New revelations
concerning wrongdoings at Enron seem to surface every day, and
the scandal took a tragic turn last week with the suicide of a
top Enron executive. In Washington, Congress has been scrambling
to assemble hearings that will make various members look properly
outraged and committed to reform. The popular media and some politicians
want to portray Enron as a reckless company whose problems stemmed
from a lack of federal oversight. Already legislation has been
introduced to force all publicly traded companies to submit to
federal audits.
In truth,
however, the problem was not the lack of government involvement
with Enron, but rather the close relationship between Enron
and government. Enron in fact was deeply involved with the federal
government throughout the 1990s, both through its lobbying efforts
and as a recipient of large amounts of corporate welfare.
Enron provides
a perfect example of the dangers of corporate subsidies. The company
was (and is) one of the biggest beneficiaries of Export-Import
Bank subsidies. The Ex-Im bank, a program that Congress continues
to fund with your tax dollars, essentially makes risky loans to
foreign governments and businesses for projects involving American
companies. The Bank, which purports to help developing nations,
really acts as a naked subsidy for certain politically-favored
American corporations- especially corporations like Enron that
lobbied hard and gave huge amounts of cash to both political parties.

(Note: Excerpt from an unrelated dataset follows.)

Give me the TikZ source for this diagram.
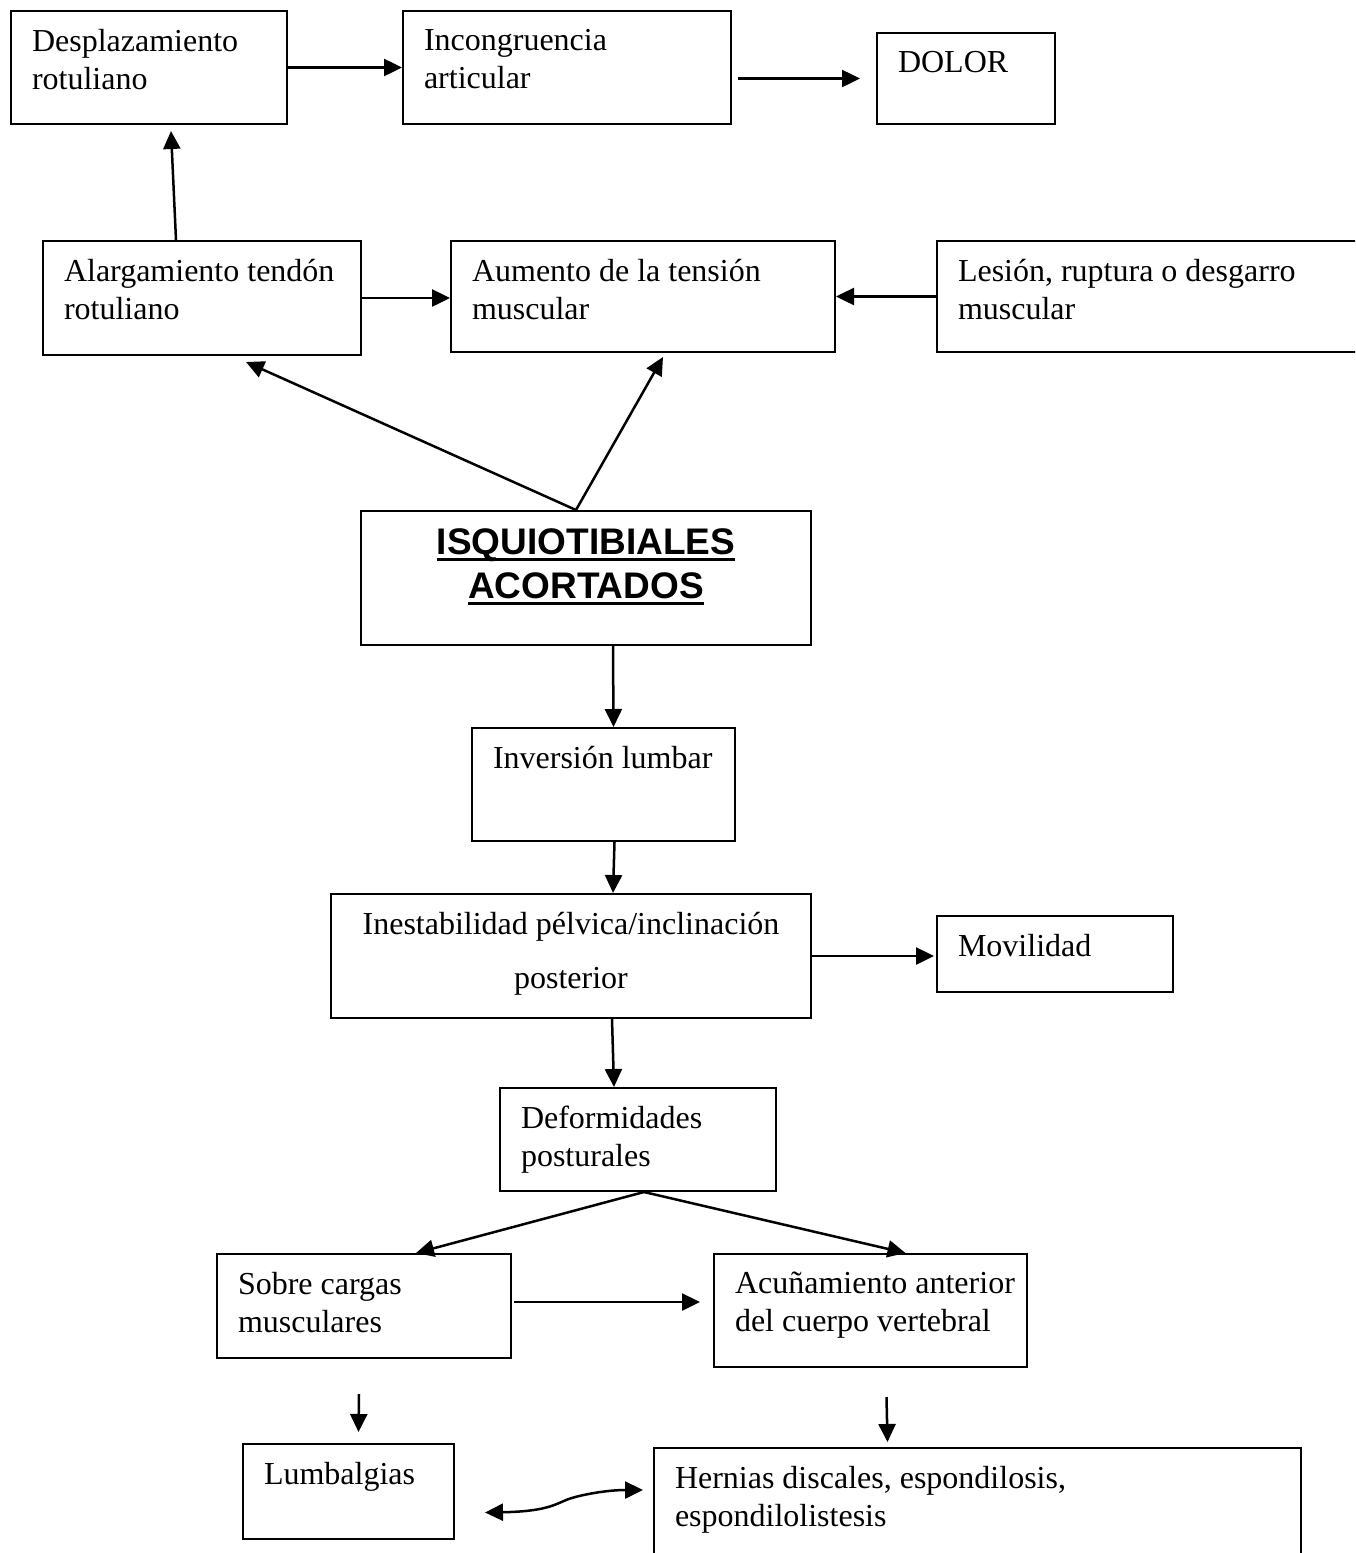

Its reward was more that $600 million in cash via six different
Ex-Im financed projects.
One such
project, a power plant in India, played a big part in Enron's
demise. The company had trouble selling the power to local officials,
adding to its huge $618 million loss for the third quarter of
2001. Former president Clinton worked hard to secure the India
deal for Enron in the mid-90s; not surprisingly, his 1996 campaign
received $100,000 from the company. Yet the media makes no mention
of this favoritism. Clinton may claim he was "protecting" tax
dollars, but those tax dollars should never have been sent to
India in the first place.
Enron similarly
benefitted from another federal boondoggle, the Overseas Private
Investment Corporation. OPIC operates much like the Ex-Im Bank,
providing taxpayer-funded loan guarantees for overseas projects,
often in countries with shaky governments and economies. An OPIC
spokesman claims the organization paid more than one billion dollars
for 12 projects involving Enron, dollars that now may never be
repaid. Once again, corporate welfare benefits certain interests
at the expense of taxpayers.
The point
is that Enron was intimately involved with the federal government.
While most in Washington are busy devising ways to "save" investors
with more government, we should be viewing the Enron mess as an
argument for less government. It is precisely because government
is so big and so thoroughly involved in every aspect of business
that Enron felt the need to seek influence through campaign money.
It is precisely because corporate welfare is so extensive that
Enron cozied up to Congress and the Clinton administration. It's
a game every big corporation plays in our heavily regulated economy,
because they must when the government, rather than the marketplace,
distributes the spoils.
This
does not mean Enron is to be excused. There seems to be little
question that executives at Enron deceived employees and investors,
and any fraudulent conduct should of course be fully prosecuted.
Yet we should not allow criminal fraud in one company, which constitutionally
is a matter for state law, to justify the imposition of burdensome
new accounting and stock regulations. We certainly should not
allow the Enron collapse to be characterized as a failure of capitalism
or free markets, because the opposite is true. The Enron collapse
provides an example of how government does so much to prevent
the market from working properly in the first place.